Relating speed of a flywheel to speed of a shot-out ring Let's say I was shooting a 6 lb/cu ft foam ring with an inside diameter of 3 inches and an outside diameter of 5 inches using a flywheel like this:

where s is the distance between the wall on the left and the flywheel. How would is the speed at which the flywheel spins (x rotations per minute) related to the speed that the ring is launched out of the system (y metres per second)?
 A: You are making an assumption that flywheel speed affects the foam ring exiting speed. That is not the case.
https://en.m.wikipedia.org/wiki/Friction

Coulomb's Law of Friction: Kinetic friction is independent of the sliding velocity.

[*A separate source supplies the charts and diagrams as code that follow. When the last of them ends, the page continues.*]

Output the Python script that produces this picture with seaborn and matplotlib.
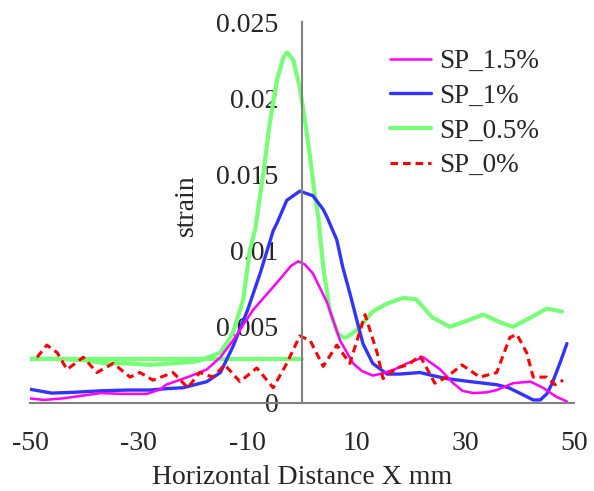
import numpy as np
import pandas as pd
import matplotlib
matplotlib.use("Agg")
import matplotlib.pyplot as plt
import seaborn as sns

# values
sp15_x = [-50, -47.5, -44, -40, -37, -33, -28.5, -26, -25, -21, -17.5, -15, -12.7, -9, -4.6, -2, -0.7, 0.5,
          2, 4.6, 7, 9.4, 11, 13, 14.3, 17, 19.3, 22.3, 25.4, 27.8, 29.5, 31.5, 34, 35.8, 38.8, 42, 44.3, 46.8, 48.7]
sp15_y = [0.0003, 0.0002, 0.0003, 0.0005, 0.00065, 0.0006, 0.0006, 0.0009, 0.0012, 0.0017, 0.0022, 0.003, 0.0041,
          0.0061, 0.0079, 0.009, 0.0093, 0.0091, 0.0085, 0.0066, 0.0041, 0.0026, 0.0021, 0.0018, 0.0019, 0.0022,
          0.0026, 0.003, 0.0022, 0.0013, 0.0008, 0.00065, 0.0007, 0.00085, 0.0013, 0.0014, 0.001, 0.0004, 0.0001]

sp1_x = [-50, -46, -42, -37, -32, -28, -24.5, -21.9, -17.5, -15, -12.7, -10, -7.7, -5.3, -4.6, -2.8, -0.4, 2,
         3.9, 4.6, 6.4, 7.5, 8.8, 10.1, 11.2, 13, 15.6, 18, 21.7, 24, 26.6, 31, 35.8, 38, 40, 42.5, 43.8, 45, 46,
         47.5, 48.7]
sp1_y = [0.0009, 0.00065, 0.0007, 0.0008, 0.00085, 0.00085, 0.00095, 0.001, 0.0014, 0.002, 0.0037, 0.0061, 0.0085,
         0.0113, 0.0118, 0.0133, 0.0139, 0.0136, 0.0127, 0.0122, 0.0107, 0.0089, 0.0072, 0.0054, 0.0039, 0.0026,
         0.0019, 0.0019, 0.002, 0.0018, 0.0016, 0.0014, 0.0012, 0.001, 0.00065, 0.0002, 0.0002, 0.0006, 0.0013,
         0.0027, 0.0039]

sp05_x = [-50, -45, -40, -36, -32, -28, -24, -20, -18.7, -15, -12.7, -10.8, -9.6, -8.6, -7.1, -5.9, -4.6, -3.4,
          -2.7, -1.6, -0.4, 0.6, 1.5, 2.4, 3, 3.9, 5.1, 6.5, 7.5, 8.2, 10.1, 13, 15.5, 18.6, 21, 24, 27.2, 30.3,
          33.3, 36.4, 38.8, 42, 45, 47.8]
sp05_y = [0.0029, 0.0029, 0.0028, 0.0026, 0.0026, 0.0025, 0.0026, 0.0027, 0.0028, 0.0033, 0.0046, 0.0068, 0.01,
          0.0114, 0.0151, 0.0184, 0.0212, 0.0227, 0.023, 0.0225, 0.0207, 0.0184, 0.0161, 0.0135, 0.0122, 0.0089,
          0.0061, 0.0046, 0.0043, 0.0043, 0.0048, 0.006, 0.0065, 0.0069, 0.0068, 0.0056, 0.005, 0.0054, 0.0058,
          0.0053, 0.005, 0.0056, 0.0062, 0.006]
sp05_flat_x = [-50, 0]
sp05_flat_y = [0.0029, 0.0029]

sp0_x = [-48.7, -46.9, -45, -43.2, -40.2, -37.7, -34.7, -31.6, -29.8, -27.4, -23.7, -21, -18.8, -16.4, -14.2,
         -11.4, -8.3, -5.3, -2.8, -0.4, 1.5, 3.9, 6.4, 8.8, 11.6, 13.8, 14.9, 17.4, 19.5, 21.7, 24.4, 26.6, 29.4,
         32.7, 35.8, 38.2, 39.5, 41.3, 42.5, 45, 46.5, 48]
sp0_y = [0.003, 0.0038, 0.0033, 0.0022, 0.003, 0.002, 0.0026, 0.0017, 0.002, 0.0015, 0.002, 0.001, 0.002, 0.0017,
         0.0025, 0.0014, 0.0023, 0.001, 0.0026, 0.0044, 0.0041, 0.0024, 0.0038, 0.0026, 0.0058, 0.0033, 0.0016,
         0.0023, 0.0025, 0.0031, 0.0013, 0.0017, 0.0025, 0.0017, 0.002, 0.0043, 0.0045, 0.0033, 0.0017, 0.0017,
         0.0012, 0.0015]

x_ticks = [-50, -30, -10, 10, 30, 50]
y_ticks = [0, 0.005, 0.01, 0.015, 0.02, 0.025]
y_tick_labels = ['0', '0.005', '0.01', '0.015', '0.02', '0.025']

sns.set_style('white')
plt.rcParams['font.family'] = ['Liberation Serif', 'DejaVu Serif']
plt.rcParams['axes.unicode_minus'] = False

fig = plt.figure(figsize=(5.94, 4.91), dpi=100)
ax = fig.add_axes([30 / 594, 1 - 403 / 491, 544 / 594, 381 / 491])

sns.lineplot(x=sp05_flat_x, y=sp05_flat_y, ax=ax, color='#77ff77', lw=3, label='_nolegend_', sort=False)
sns.lineplot(x=sp05_x, y=sp05_y, ax=ax, color='#77ff77', lw=3, label='SP_0.5%', sort=False)
sns.lineplot(x=sp1_x, y=sp1_y, ax=ax, color='#3333ff', lw=2.4, label='SP_1%', sort=False)
sns.lineplot(x=sp15_x, y=sp15_y, ax=ax, color='#ff00ff', lw=1.8, label='SP_1.5%', sort=False)
sns.lineplot(x=sp0_x, y=sp0_y, ax=ax, color='#ff0000', lw=2.2, label='SP_0%', sort=False,
             dashes=False, linestyle=(0, (2.5, 1.6)))

ax.set_xlim(-50, 50)
ax.set_ylim(0, 0.025)

# axis cross: y axis sits at x = 0
for side in ['top', 'right']:
    ax.spines[side].set_visible(False)
ax.spines['left'].set_position(('data', 0))
ax.spines['left'].set_color('#808080')
ax.spines['bottom'].set_color('#808080')
ax.spines['left'].set_linewidth(1.5)
ax.spines['bottom'].set_linewidth(1.5)

ax.set_xticks(x_ticks)
ax.set_yticks(y_ticks)
ax.set_yticklabels(y_tick_labels)
ax.tick_params(axis='x', direction='inout', length=13, width=1.3, color='#505050', pad=13.7, labelsize=20)
ax.tick_params(axis='y', direction='inout', length=13, width=1.3, color='#202020', pad=10.5, labelsize=20)

ax.set_xlabel('Horizontal Distance X mm', fontsize=20)
ax.set_ylabel('strain', fontsize=20)
ax.xaxis.set_label_coords(0.5, -0.163)
ax.yaxis.set_label_coords(0.31, 0.52)

handles, labels = ax.get_legend_handles_labels()
order = ['SP_1.5%', 'SP_1%', 'SP_0.5%', 'SP_0%']
hmap = dict(zip(labels, handles))
ax.legend([hmap[k] for k in order], order, loc='upper left', bbox_to_anchor=(390 / 594, 1 - 49 / 491),
          bbox_transform=fig.transFigure, frameon=False, fontsize=19.5, handlelength=1.5,
          handletextpad=0.3, labelspacing=0.36, borderpad=0, borderaxespad=0)

fig.savefig('out.png', dpi=100)
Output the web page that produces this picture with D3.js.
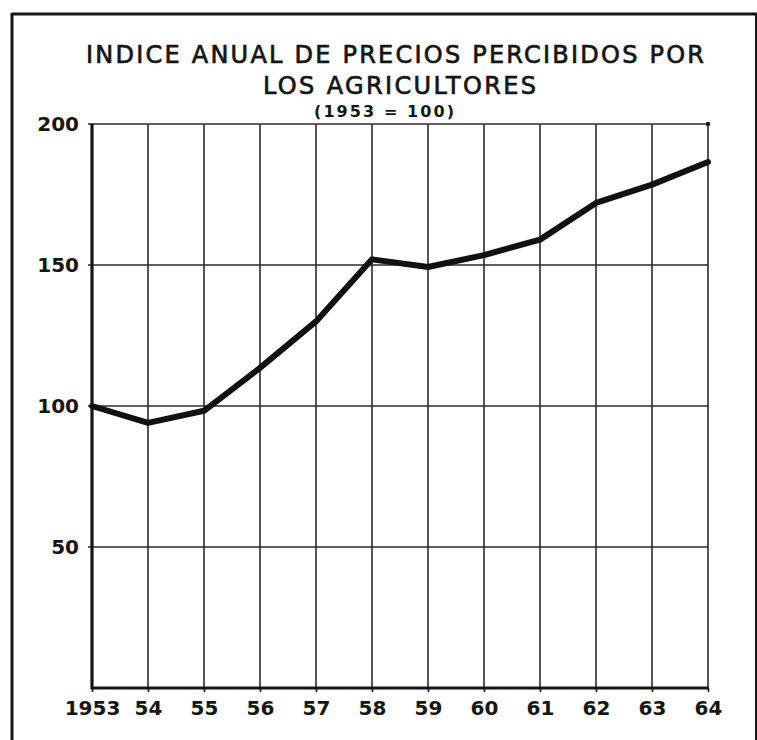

Unless flywheel speed is limiting the foam ring speed, that is, foam ring speed is comparable to a flywheel speed, these two are independent.
If you want to optimize the foam ring speed to be as much as possible, you are better off to increase the pressure between the foam ring and flywheel. For example by making the gap smaller, so that the foam ring will deform more. Or using harder foam that resists deformation more.
Another option is to use high friction surface for a flywheel, such as rubber.
And another option is to use several accelerating flywheels in a row. Keeping in mind that they all need to be significantly faster than a foam ring.
And last option that I see that is almost impossible is to keep the flywheel speed equal to the foam ring speed. Static friction is usually two times less than dynamic friction, sliding friction. So if flywheel speeds up the same way as foam ring does, acceleration will be the highest possible.
Now lets try to make a formula for it.
Lets start with something well known, for example, a speed of a free falling stone dropped from a hight
v = sqrt(2*g*h)

v - speed
g - earth's acceleration, 9.81 m/s
h - height from which the stone was dropped from
sqrt - square root
https://fornoob.com/when-can-v-root-2gh-be-used-in-physics/
In our case we can adjust the formula to fit our need. We can replace the height with the path of acceleration. And g with foam's acceleration. Lile this:
v = sqrt(2*l*a)

l - length of path that the foam goes through accelerating. About equal to foam ring radius for each accelerating flywheel
a - rings acceleration
But we dont know the acceleration. We can replace 'a' with f/m
v = sqrt(2*l*f1/m)

f1 - accelerating force
m - how heavy the piece of foam is
We need to add a factor that would account for friction, to transform force that the ring Is accelerated with into force that ring can push out
v=sqrt(u*2*l*f2/m)

f2 - force that a foam can push back with when compressed
u - coefficient of dynamic friction between foam and flywheel. 0.5 for most ordinary items, 0.1 for oiled steel, 3 for best rubber for racing wheels and tarmat
We can also add a correction that about half of energy goes into ring spinning rather than forward motion
v=sqrt(u*2*l*f2/m/2)

Or
v=sqrt(u*l*f2/m)

This is assuming flywheel speed is significantly faster, at least two times, than foam exit velocity. If not, then foam ring exit velocity is about half of the flywheel speed.